Ia melanjutkan, merosotnya nilai tukar rupiah kini sekalipun tidak bisa dijadikan sebagai dalih. Menurut Kardaya, pemerintah mesti jernih dalam membandingkan antara melemahnya nilai tukar rupiah dan penurunan harga minyak dunia.
Kardaya menjelaskan, sejak penetapan APBNP 2015 hingga kini, pelemahan rupiah berkisar 12 persen. Sementara itu, dalam rentang waktu yang sama, harga minyak dunia turun kira-kira sebesar 28 persen.
"Jadi jauh lebih besar penurunan harga minyak," ucapnya.
Selain itu, Komisi VII berencana dalam waktu dekat ini akan memanggil Dirut Pertamina. Kardaya mengatakan, pihaknya ingin meminta keterangan mengenai berapa sebenarnya biaya pengadaan BBM. Mekanisme penetapan harga BBM harus transparan bagi masyarakat.
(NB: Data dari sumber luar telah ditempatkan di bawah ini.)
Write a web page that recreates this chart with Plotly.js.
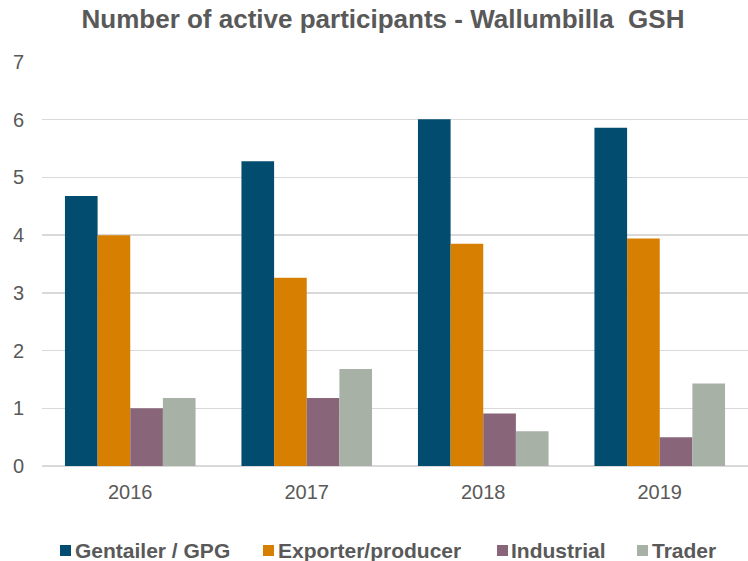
<!DOCTYPE html>
<html>
<head>
<meta charset="utf-8">
<script src="https://cdn.plot.ly/plotly-3.0.1.min.js"></script>
<style>
html,body{margin:0;padding:0;background:#fff;}
#chart{width:748px;height:561px;}
</style>
</head>
<body>
<div id="chart"></div>
<script>
const years = ['2016', '2017', '2018', '2019'];
const seriesNames = ['Gentailer / GPG', 'Exporter/producer', 'Industrial', 'Trader'];
const gentailer = [4.68, 5.28, 6.01, 5.86];
const exporter = [4.00, 3.26, 3.85, 3.94];
const industrial = [1.00, 1.18, 0.91, 0.50];
const trader = [1.18, 1.68, 0.60, 1.43];
const yTicks = [0, 1, 2, 3, 4, 5, 6, 7];

const colors = ['#024C6F', '#D67F00', '#886578', '#A7B1A5'];
const values = [gentailer, exporter, industrial, trader];
const textColor = '#595959';
const fontFam = '"Liberation Sans", Arial, sans-serif';

const traces = seriesNames.map((name, i) => ({
  type: 'bar',
  name: name,
  x: years,
  y: values[i],
  marker: {color: colors[i], line: {width: 0}},
  hoverinfo: 'x+y+name'
}));

// custom legend (squares + labels) positioned in pixels below the plot
const W = 748, H = 561;
const legSquareX = [60, 263, 497, 637];
const legTextX = [75, 278, 511, 652];
const legY = 550.5;
const shapes = seriesNames.map((n, i) => ({
  type: 'rect', xref: 'paper', yref: 'paper',
  x0: (legSquareX[i] - 42) / (W - 42), x1: (legSquareX[i] + 11 - 42) / (W - 42),
  y0: (H - 95 - (legY + 5.5)) / (H - 95 - 62), y1: (H - 95 - (legY - 5.5)) / (H - 95 - 62),
  fillcolor: colors[i], line: {width: 0}
}));
const annotations = seriesNames.map((n, i) => ({
  text: '<b>' + n + '</b>', showarrow: false,
  xref: 'paper', yref: 'paper', xanchor: 'left', yanchor: 'middle',
  x: (legTextX[i] - 42) / (W - 42),
  y: (H - 95 - legY) / (H - 95 - 62),
  font: {family: fontFam, size: 21, color: textColor},
  xshift: -2
}));

const layout = {
  width: W, height: H,
  margin: {l: 42, r: 0, t: 62, b: 95},
  paper_bgcolor: '#ffffff', plot_bgcolor: '#ffffff',
  title: {
    text: '<b>Number of active participants - Wallumbilla  GSH</b>',
    font: {family: fontFam, size: 26, color: textColor},
    xref: 'container', yref: 'container',
    x: 383 / W, xanchor: 'center',
    y: 1 - 19 / H, yanchor: 'middle'
  },
  showlegend: false,
  barmode: 'group',
  bargap: 0.26,
  bargroupgap: 0,
  xaxis: {
    type: 'category',
    tickfont: {family: fontFam, size: 20, color: textColor},
    showgrid: false, showline: false, ticks: '',
    ticklabelstandoff: 12
  },
  yaxis: {
    range: [0, 7],
    tickvals: yTicks,
    ticktext: yTicks.map(String),
    tickfont: {family: fontFam, size: 20, color: textColor},
    showgrid: true, gridcolor: '#D9D9D9', gridwidth: 1.5,
    zeroline: true, zerolinecolor: '#D9D9D9', zerolinewidth: 1.5,
    showline: false, ticks: '',
    ticklabelstandoff: 17
  },
  shapes: shapes,
  annotations: annotations
};

Plotly.newPlot('chart', traces, layout, {displayModeBar: false, staticPlot: true});
</script>
</body>
</html>
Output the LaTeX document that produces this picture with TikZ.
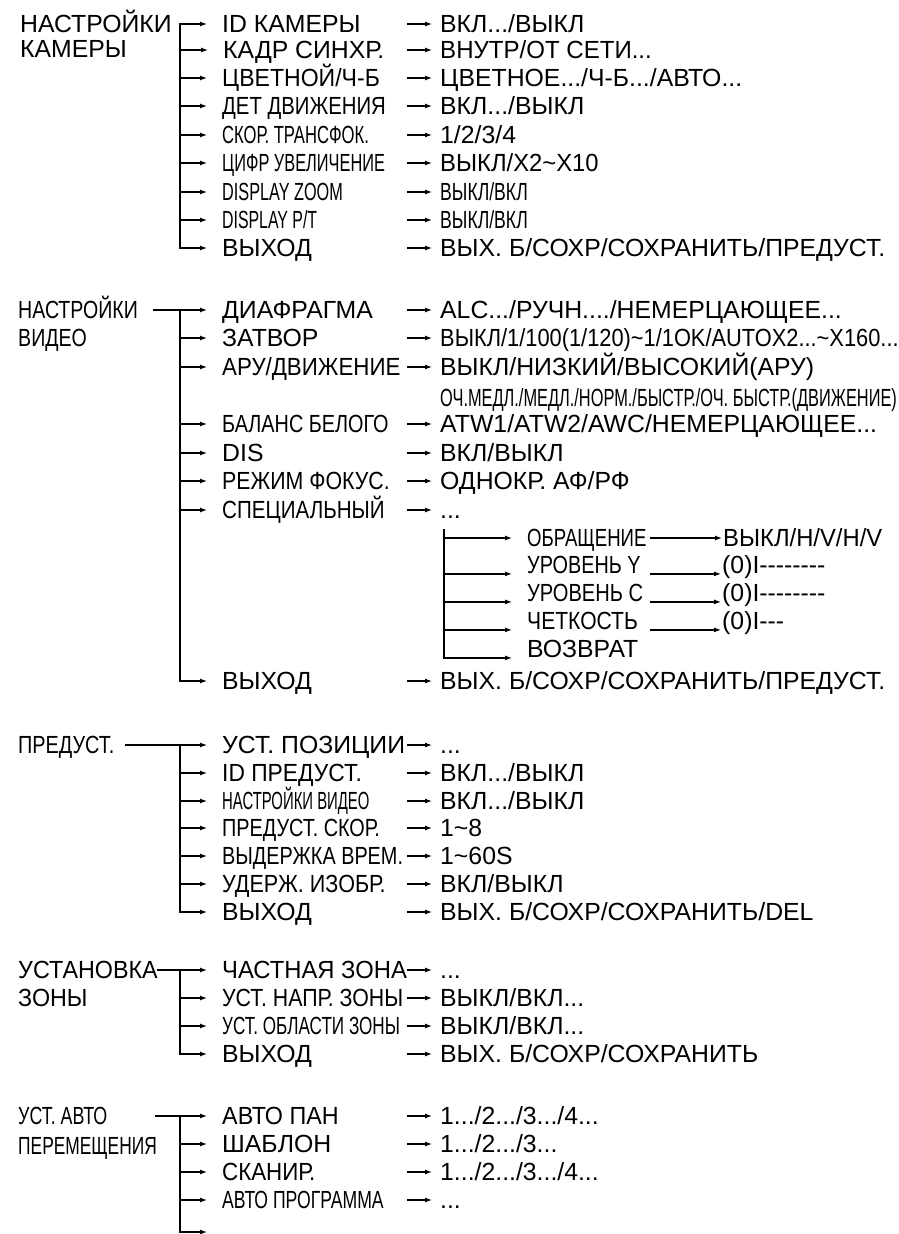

Dia menilai, selama ini rakyat kebingungan terhadap cara Pertamina menetapkan harga BBM. Baik konsumen rumah tangga maupun industri di dalam negeri tak bisa memprediksi, misalnya, pada dua bulan mendatang, berapa harga BBM pastinya.
DPR lantas menginginkan agar ada semacam kesepakatan terkait patokan harga. Sehingga, kalangan industri bikin memprediksi besaran biaya produksi selama bulan-bulan ke depan.
"Di seluruh negara (kecuali Indonesia), itu harga BBM bisa diperkirakan oleh rakyatnya. Kalau kayak yang sekarang, (yakni) oh (harga BBM) mestinya turun tapi kok enggak turun-turun. Rakyat jadi bingung." katanya.